WRITTEN REQUEST:
Quote the listing below in full and exactly as written, but omit every picture.

— BEGIN —

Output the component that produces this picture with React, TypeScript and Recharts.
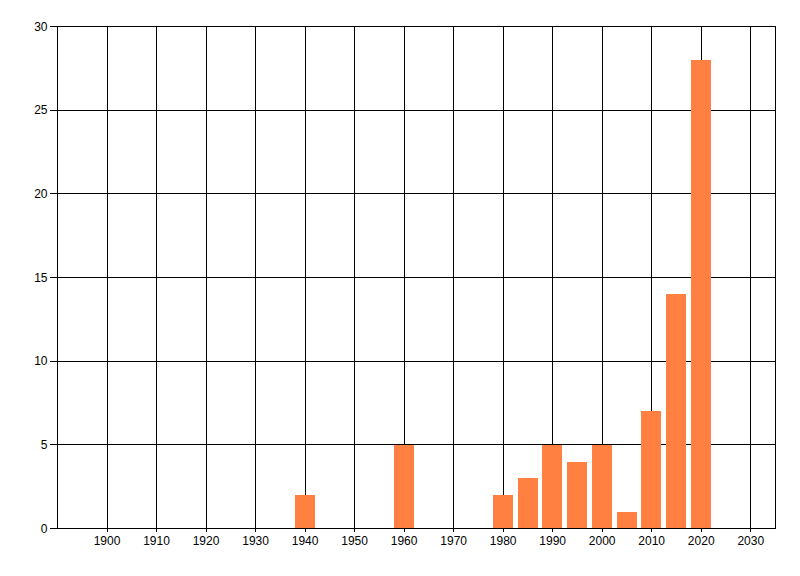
import React from "react";
import { BarChart, Bar, XAxis, YAxis, CartesianGrid } from "recharts";

const years = [1940, 1960, 1980, 1985, 1990, 1995, 2000, 2005, 2010, 2015, 2020];
const counts = [2, 5, 2, 3, 5, 4, 5, 1, 7, 14, 28];
const xTicks = [1900, 1910, 1920, 1930, 1940, 1950, 1960, 1970, 1980, 1990, 2000, 2010, 2020, 2030];
const yTicks = [0, 5, 10, 15, 20, 25, 30];

const data = years.map((year, i) => ({ year, count: counts[i] }));

const tickFont = {
  fontFamily: "'Liberation Sans Narrow', 'Liberation Sans', Arial, sans-serif",
  fontSize: 12,
  fill: "#000",
};

export default function App() {
  return (
    <div style={{ position: "absolute", left: 0, top: 0, width: 800, height: 576, background: "#fff" }}>
      <style>{".recharts-wrapper line, .recharts-wrapper path { shape-rendering: crispEdges; }"}</style>
      <BarChart
        width={800}
        height={576}
        data={data}
        margin={{ top: 26.5, right: 24.5, left: 0, bottom: 0 }}
      >
        <CartesianGrid stroke="#000" strokeWidth={1} />
        <XAxis
          dataKey="year"
          type="number"
          domain={[1890, 2035]}
          ticks={xTicks}
          allowDataOverflow
          height={47.5}
          stroke="#000"
          tickSize={3}
          tickMargin={5}
          tick={tickFont}
          tickLine={{ stroke: "#000" }}
          axisLine={{ stroke: "#000" }}
        />
        <YAxis
          type="number"
          domain={[0, 30]}
          ticks={yTicks}
          width={57.5}
          stroke="#000"
          tickSize={8}
          tickMargin={2}
          tick={tickFont}
          tickLine={{ stroke: "#000" }}
          axisLine={{ stroke: "#000" }}
        />
        <Bar dataKey="count" fill="#FF8040" barSize={20} isAnimationActive={false} />
      </BarChart>
    </div>
  );
}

— END —

WRITTEN ANSWER:
Output the component that produces this picture with React, TypeScript and Recharts.
import React from "react";
import { BarChart, Bar, XAxis, YAxis, CartesianGrid } from "recharts";

const years = [1940, 1960, 1980, 1985, 1990, 1995, 2000, 2005, 2010, 2015, 2020];
const counts = [2, 5, 2, 3, 5, 4, 5, 1, 7, 14, 28];
const xTicks = [1900, 1910, 1920, 1930, 1940, 1950, 1960, 1970, 1980, 1990, 2000, 2010, 2020, 2030];
const yTicks = [0, 5, 10, 15, 20, 25, 30];

const data = years.map((year, i) => ({ year, count: counts[i] }));

const tickFont = {
  fontFamily: "'Liberation Sans Narrow', 'Liberation Sans', Arial, sans-serif",
  fontSize: 12,
  fill: "#000",
};

export default function App() {
  return (
    <div style={{ position: "absolute", left: 0, top: 0, width: 800, height: 576, background: "#fff" }}>
      <style>{".recharts-wrapper line, .recharts-wrapper path { shape-rendering: crispEdges; }"}</style>
      <BarChart
        width={800}
        height={576}
        data={data}
        margin={{ top: 26.5, right: 24.5, left: 0, bottom: 0 }}
      >
        <CartesianGrid stroke="#000" strokeWidth={1} />
        <XAxis
          dataKey="year"
          type="number"
          domain={[1890, 2035]}
          ticks={xTicks}
          allowDataOverflow
          height={47.5}
          stroke="#000"
          tickSize={3}
          tickMargin={5}
          tick={tickFont}
          tickLine={{ stroke: "#000" }}
          axisLine={{ stroke: "#000" }}
        />
        <YAxis
          type="number"
          domain={[0, 30]}
          ticks={yTicks}
          width={57.5}
          stroke="#000"
          tickSize={8}
          tickMargin={2}
          tick={tickFont}
          tickLine={{ stroke: "#000" }}
          axisLine={{ stroke: "#000" }}
        />
        <Bar dataKey="count" fill="#FF8040" barSize={20} isAnimationActive={false} />
      </BarChart>
    </div>
  );
}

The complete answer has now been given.